02 August 2025

Statospheric Saturdays: Flavor for Magick Identities

This week, I'm posting a double feature of specific flavor I have used for the unnatural IDs of past player characters of mine. I love how flexible the identities listed in Book 1 and Me, Myself & You are with regards to what the source of the magick is, so here I'm showcasing just how weird you can get with them.

4Chan Diviner (Vague Information)

> Go on 4chan at 3:33 local time (AM or PM, doesn't matter)

> Post a question you want the answer to on the most relevant board

> Check the Post ID

> Find that number in "The Chaosfag's Worthless Guide to Divination" (if you don't know where to find the PDF, you're not cool enough to do this shit. Git gud)

> Read the entry 

> Know a little more about what's going to happen in the future

> feelsgoodman.jpg

The character I made this flavor up for was a member of an online cabal that recruited using 4chan and shadier corners of the internet. His name was Cretin Anderson, he was a forgettably bland-looking 20-something white guy and an avatar of the Disciple, and sadly the campaign never got past corkboarding.

 

Undercroft Psalmist (Terrorize)

The Undercroft may seem like an otherspace, but it’s more accurate to say it’s… A curse? A concept? A fundamental truth of the universe? In sensory terms, most experience it as a dim parlor with olive wallpaper and no doors or windows. There's a perpetually dusty love seat and a rickety end table, and not a whole lot else. 

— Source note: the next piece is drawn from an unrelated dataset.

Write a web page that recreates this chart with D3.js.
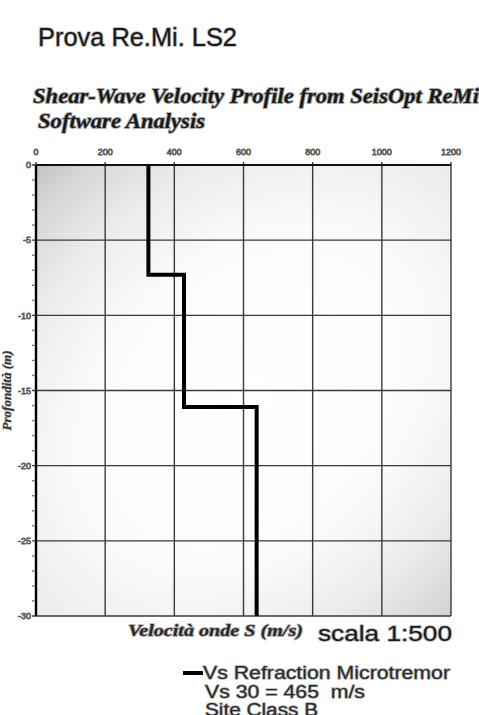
<!DOCTYPE html>
<html><head><meta charset="utf-8">
<script src="https://cdn.jsdelivr.net/npm/d3@7"></script>
<style>html,body{margin:0;padding:0;background:#fff;} text{white-space:pre;}</style>
</head><body>
<svg id="c" width="479" height="715"></svg>
<script>
const xTicks = [0, 200, 400, 600, 800, 1000, 1200];
const yTicks = [0, -5, -10, -15, -20, -25, -30];
const layerTop = [0, 7.3, 16.1];
const layerBottom = [7.3, 16.1, 30];
const layerVs = [325, 428, 638];
const legendLines = ["Vs Refraction Microtremor", "Vs 30 = 465  m/s", "Site Class B"];

const svg = d3.select("#c");
const L = 36, R = 451, T = 165, B = 616;
const x = d3.scaleLinear().domain([0, 1200]).range([L, R]);
const y = d3.scaleLinear().domain([0, -30]).range([T, B]);

const defs = svg.append("defs");
const gcx = L + 0.52 * (R - L), gcy = T + 0.52 * (B - T);
const g = defs.append("radialGradient").attr("id", "bg").attr("gradientUnits", "userSpaceOnUse")
  .attr("cx", 0).attr("cy", 0).attr("r", 1)
  .attr("gradientTransform", `translate(${gcx},${gcy}) rotate(-45) scale(430,315)`);
[[0, "#ffffff"], [0.45, "#fbfbfb"], [0.7, "#ececec"], [0.9, "#d6d6d6"], [1, "#c4c4c4"]].forEach(d =>
  g.append("stop").attr("offset", d[0]).attr("stop-color", d[1]));

const sans = "Liberation Sans, Arial, sans-serif";
const tf = "Liberation Serif, Times New Roman, serif";
function halo(sel, w, c) {
  return sel.attr("stroke", c || "#b5b5b5").attr("stroke-width", w).attr("paint-order", "stroke").attr("stroke-linejoin", "round");
}

// titles
halo(svg.append("text").attr("x", 38).attr("y", 46).attr("font-family", sans)
  .attr("font-size", 25).attr("fill", "#1a1a1a").attr("textLength", 199).attr("lengthAdjust", "spacingAndGlyphs")
  .text("Prova Re.Mi. LS2"), 1.6);
halo(svg.append("text").attr("x", 33).attr("y", 103).attr("font-family", tf).attr("font-weight", "bold")
  .attr("font-style", "italic").attr("font-size", 21).attr("fill", "#1a1a1a")
  .attr("textLength", 446).attr("lengthAdjust", "spacingAndGlyphs")
  .text("Shear-Wave Velocity Profile from SeisOpt ReMi"), 1.8, "#aaa");
halo(svg.append("text").attr("x", 38).attr("y", 128).attr("font-family", tf).attr("font-weight", "bold")
  .attr("font-style", "italic").attr("font-size", 21).attr("fill", "#1a1a1a")
  .attr("textLength", 167).attr("lengthAdjust", "spacingAndGlyphs")
  .text("Software Analysis"), 1.8, "#aaa");

// plot background
svg.append("rect").attr("x", L).attr("y", T).attr("width", R - L).attr("height", B - T).attr("fill", "url(#bg)");

// grid
svg.append("g").selectAll("line").data(xTicks).join("line")
  .attr("x1", d => x(d)).attr("x2", d => x(d)).attr("y1", T - 3).attr("y2", B)
  .attr("stroke", "#3a3a3a").attr("stroke-width", 1.4);
svg.append("g").selectAll("line").data(yTicks).join("line")
  .attr("x1", L - 4).attr("x2", R).attr("y1", d => y(d)).attr("y2", d => y(d))
  .attr("stroke", "#3a3a3a").attr("stroke-width", 1.4);
// minor y ticks
const minor = d3.range(0, -31, -1).filter(v => v % 5 !== 0);
svg.append("g").selectAll("line").data(minor).join("line")
  .attr("x1", L - 4).attr("x2", L - 1.5).attr("y1", d => y(d)).attr("y2", d => y(d))
  .attr("stroke", "#777").attr("stroke-width", 1.4);
// axes frame
svg.append("line").attr("x1", L).attr("x2", L).attr("y1", T).attr("y2", B).attr("stroke", "#000").attr("stroke-width", 2.4);
svg.append("line").attr("x1", L).attr("x2", R).attr("y1", T).attr("y2", T).attr("stroke", "#111").attr("stroke-width", 2);

// tick labels
const lab = (sel) => sel.attr("font-family", sans).attr("font-size", 9)
  .attr("fill", "#f4f4f4").attr("stroke", "#5a5a5a").attr("stroke-width", 0.8);
lab(svg.append("g").selectAll("text").data(xTicks).join("text")
  .attr("x", d => x(d)).attr("y", 155).attr("text-anchor", "middle").text(d => d));
lab(svg.append("g").selectAll("text").data(yTicks).join("text")
  .attr("x", 31).attr("y", d => y(d) + 3.2).attr("text-anchor", "end").text(d => d));

// profile
const pts = [];
layerVs.forEach((v, i) => { pts.push([v, -layerTop[i]]); pts.push([v, -layerBottom[i]]); });
svg.append("path").datum(pts).attr("fill", "none").attr("stroke", "#000").attr("stroke-width", 4)
  .attr("stroke-linejoin", "miter")
  .attr("d", d3.line().x(d => x(d[0])).y(d => y(d[1])));

// axis labels
halo(svg.append("text").attr("transform", `translate(11,${(T + B) / 2}) rotate(-90)`).attr("text-anchor", "middle")
  .attr("font-family", tf).attr("font-weight", "bold").attr("font-style", "italic").attr("font-size", 12.5)
  .attr("fill", "#333").attr("textLength", 80).attr("lengthAdjust", "spacingAndGlyphs").text("Profondità (m)"), 1, "#bbb");
halo(svg.append("text").attr("x", 128).attr("y", 636).attr("font-family", tf).attr("font-weight", "bold")
  .attr("font-style", "italic").attr("font-size", 17).attr("fill", "#2a2a2a")
  .attr("textLength", 175).attr("lengthAdjust", "spacingAndGlyphs")
  .text("Velocità onde S (m/s)"), 1.6, "#aaa");
halo(svg.append("text").attr("x", 318).attr("y", 641).attr("font-family", sans)
  .attr("font-size", 22).attr("fill", "#1a1a1a").attr("textLength", 134).attr("lengthAdjust", "spacingAndGlyphs")
  .text("scala 1:500"), 1.6);

// legend
svg.append("line").attr("x1", 183).attr("x2", 203).attr("y1", 673).attr("y2", 673).attr("stroke", "#000").attr("stroke-width", 4);
const legW = [247, 160, 113];
halo(svg.append("g").selectAll("text").data(legendLines).join("text")
  .attr("x", (d, i) => i === 0 ? 203 : 205).attr("y", (d, i) => 679 + i * 18.5)
  .attr("font-family", sans).attr("font-size", 18)
  .attr("textLength", (d, i) => legW[i]).attr("lengthAdjust", "spacingAndGlyphs")
  .attr("fill", "#2a2a2a")
  .text(d => d), 1.5);
</script>
</body></html>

Psalmists are people with a special connection to the Undercroft, typically developed after spending an unusually long time there, who can transport others into it by reciting to them the poem written below. The Terrorize roll affects the duration of their stay in their subjective experience, but it happens in only an instant of real time. 


Psalm of the Undercroft:

Grains of sand and ticking hands, a churning void to fill
Idle minds are seeing signs in shadows ‘neath the hill

I wander and I wonder at the eyes within the dark
And I weep into the deepness of the toxins in my heart

The nights go by with open eyes and tremors in my hands
And in the day I cannot say the truth my soul demands

The character I invented this for was a nineteen-year-old named Alexander Head who had spent subjective decades in the Undercroft two years earlier, and subsequently been branded insane and slipped through the cracks of society, only to be recruited by the Sleepers. I did get to play as him for a full objective of around 3-4 sessions. 

I enjoy the combination of the sci-fi thought experiment horrifically illustrated in the Star Trek: Deep Space Nine episode "Hard Time" (season 4's iteration of the mandatory "O'Brien Must Suffer" episode) with the idea of a memetic verbal curse, similar to the King in Yellow play invented by Robert Chambers well over 100 years ago.